Morton now laughs when she talks about how close she came to getting into fights with the girl who bullied her. She credited Wheeler with helping her learn to ignore her tormenter,  who graduated last year.

Fights used to be much more common at Parry McCluer High School than they are now. Wheeler said that the year before he became resource officer, there were 26 fights at the high school. In the three years that Wheeler has worked in the school, there have been a total of three fights.

Officer Wheeler says his door is always open for students to come in and talk. Photo by Kelly Mae Ross.

Wheeler does more than break up fights, though. He works to protect students and faculty members and educate them on legal issues such as online bullying and dating violence.

Wheeler begins each day at the high school, but he sometimes makes trips to other schools in the district or to area homes to pick up kids who are skipping school.

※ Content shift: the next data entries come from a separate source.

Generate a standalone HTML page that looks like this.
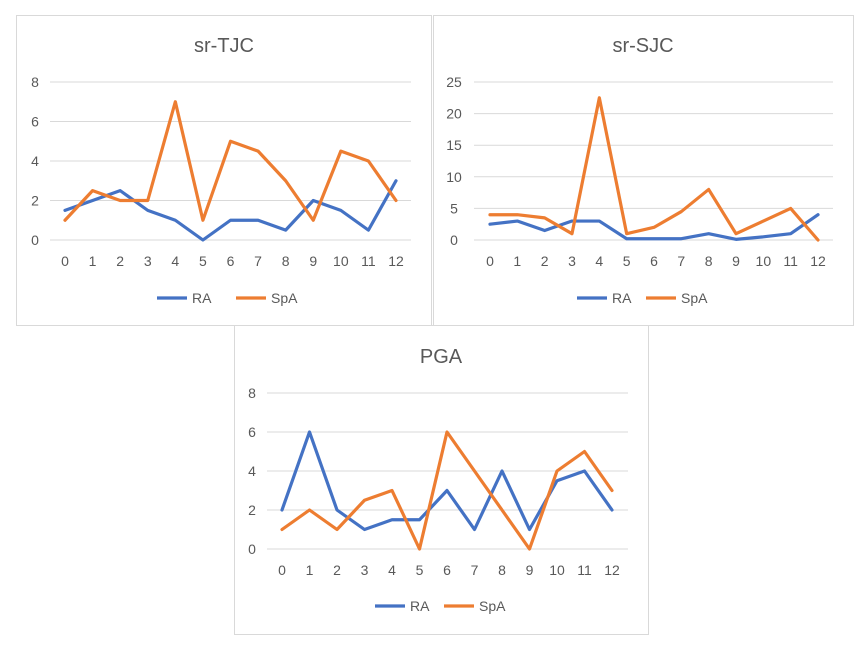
<!DOCTYPE html>
<html><head><meta charset="utf-8">
<style>
body{margin:0;background:#fff;width:867px;height:647px;overflow:hidden;font-family:"Liberation Sans",sans-serif}
svg{position:absolute;left:0;top:0}
</style></head>
<body>
<svg id="svg" width="867" height="647"></svg>
<script>
const xCats=[0,1,2,3,4,5,6,7,8,9,10,11,12];
const tjcRA=[1.5,2,2.5,1.5,1,0,1,1,0.5,2,1.5,0.5,3];
const tjcSpA=[1,2.5,2,2,7,1,5,4.5,3,1,4.5,4,2];
const tjcTicks=[0,2,4,6,8];
const sjcRA=[2.5,3,1.5,3,3,0.2,0.2,0.2,1,0.1,0.5,1,4];
const sjcSpA=[4,4,3.5,1,22.5,1,2,4.5,8,1,3,5,0];
const sjcTicks=[0,5,10,15,20,25];
const pgaRA=[2,6,2,1,1.5,1.5,3,1,4,1,3.5,4,2];
const pgaSpA=[1,2,1,2.5,3,0,6,4,2,0,4,5,3];
const pgaTicks=[0,2,4,6,8];

const NS="http://www.w3.org/2000/svg";
const svg=document.getElementById('svg');
function mk(tag,attrs,parent){const e=document.createElementNS(NS,tag);for(const k in attrs)e.setAttribute(k,attrs[k]);(parent||svg).appendChild(e);return e;}

function chart(cfg){
  const g=mk('g',{});
  
  
  const fr=mk('rect',{x:cfg.box[0]+0.5,y:cfg.box[1]+0.5,width:cfg.box[2],height:cfg.box[3],fill:'#fff',stroke:'#d9d9d9'},g);
  
  
  const t=mk('text',{x:cfg.titleX,y:cfg.titleY,'text-anchor':'middle','font-size':20,fill:'#595959'},g);
  t.textContent=cfg.title;
  
  
  const max=cfg.ticks[cfg.ticks.length-1];
  const yS=v=>cfg.y0-(cfg.y0-cfg.yTop)*v/max;
  const xS=i=>cfg.x0+(cfg.x12-cfg.x0)*i/(xCats.length-1);
  cfg.ticks.forEach(v=>{
    const l=mk('line',{x1:cfg.gl[0],x2:cfg.gl[1],y1:yS(v),y2:yS(v),stroke:'#d9d9d9','stroke-width':1},g);
    
    
    const tx=mk('text',{x:cfg.yLabX,y:yS(v)+5,'text-anchor':'middle','font-size':14,fill:'#595959'},g);
    tx.textContent=v;
    
    
  });
  xCats.forEach((c,i)=>{
    const tx=mk('text',{x:xS(i),y:cfg.y0+26,'text-anchor':'middle','font-size':14,fill:'#595959'},g);
    tx.textContent=c;
    
    
  });
  [[cfg.ra,'#4472C4','ra-line'],[cfg.spa,'#ED7D31','spa-line']].forEach(([d,col,nm])=>{
    const p=mk('polyline',{points:d.map((v,i)=>xS(i)+','+yS(v)).join(' '),fill:'none',stroke:col,'stroke-width':3.2,'stroke-linejoin':'round','stroke-linecap':'round'},g);
    
    
  });
  const L=cfg.leg;
  [[L[0],'#4472C4','RA'],[L[1],'#ED7D31','SpA']].forEach(([x,col,lab])=>{
    const l=mk('line',{x1:x,x2:x+30,y1:L[2],y2:L[2],stroke:col,'stroke-width':3.2},g);
    
    
    const tx=mk('text',{x:x+35,y:L[2]+5,'font-size':14,fill:'#595959'},g);
    tx.textContent=lab;
    
    
  });
}
chart({name:'sr-tjc-chart',box:[16,15,415,310],title:'sr-TJC',titleX:224,titleY:52,ticks:tjcTicks,y0:240,yTop:82,gl:[50,411],yLabX:35,x0:65,x12:396,ra:tjcRA,spa:tjcSpA,leg:[157,236,298]});
chart({name:'sr-sjc-chart',box:[433,15,420,310],title:'sr-SJC',titleX:643,titleY:52,ticks:sjcTicks,y0:240,yTop:82,gl:[474,833],yLabX:454,x0:490,x12:818,ra:sjcRA,spa:sjcSpA,leg:[577,646,298]});
chart({name:'pga-chart',box:[234,325,414,309],title:'PGA',titleX:441,titleY:363,ticks:pgaTicks,y0:549,yTop:393,gl:[267,628],yLabX:252,x0:282,x12:612,ra:pgaRA,spa:pgaSpA,leg:[375,444,606]});
</script>
</body></html>
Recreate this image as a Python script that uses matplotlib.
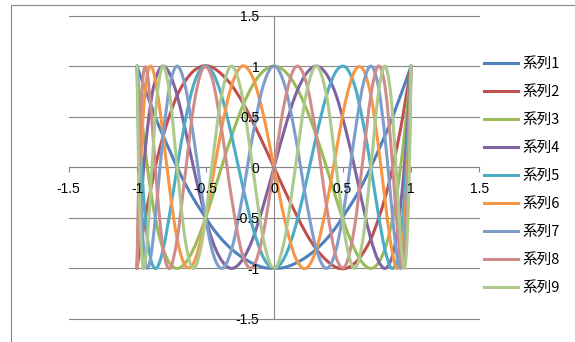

He said there is no such thing as a typical day for him.

Morton isn’t the only student at Parry McCluer High School who wants Wheeler to stay put.

“Somebody could bring a gun or somebody could bring a knife,” said freshman Jasmine Carter. “Somebody could take advantage of not having a resource officer here.”

“He’s been there for us since I came here,” said senior Ashleigh Lilley. “He’s like the coolest cop I know.”

At the Jan. 26 Buena Vista School Board meeting, five girls, including Morton, stood alongside Wheeler in front of the board to explain why they thought it was important that Wheeler’s position be saved.

Schools Superintendent Rebecca Gates told the board she “supports a resource officer 100 percent.” She has set aside $30,000 in her proposed budget to go toward the cost of a resource officer next year.

But the city would need to chip in another $25,000 for salary, a patrol car and other support for the position, Gates said.

Mayor Frankie Hogan said in an email that the City Council has not yet started working on or discussing the school budget.

The city budget, which includes its contribution to the school budget, will be adopted on May 10, according to the budget calendar from the BV Finance Department.

Applying for more grant money isn’t a possibility for the district, said Janice Waddy, who oversees grant management for the Virginia Department of Criminal Justice Services. The Department of Criminal Justice Services program that provides money for resource officer positions around the state — including Buena Vista’s — has been scaled back, she said.

There won’t be any state or federal money to fund the program next year, but it might be revived in the future, Waddy said.

According to a 2012 survey from criminal justice services, 89 percent of school districts in the state used school resource officers during the 2009-2010 school year.

Many of those districts, including Rockbridge County, continue to pay for their officer positions without grant money.

Wheeler said he knows the school board and the city are “in a pickle” when it comes to the budget, but he doesn’t think the schools should be without an on-site officer.

“The door is always open for the kids or whoever to come in … to talk,” he said. “They report stuff and we can stop it before it even happens inside the building.”

Donna Frazier, a business teacher at Parry McCluer High School, agrees.

“In this building he walks very softly with a big heart,” she said. “These students really trust him a lot.”

Frazier said Wheeler is able to devote time and attention to kids who might otherwise lose interest in school. She said she fears what will happen to those kids if Wheeler can’t come back next year.

“The kids that are going to fall through the cracks, that we’re going to lose — it hurts me because our society loses when we lose them,” she said. “We all lose when these kids can’t find their place.”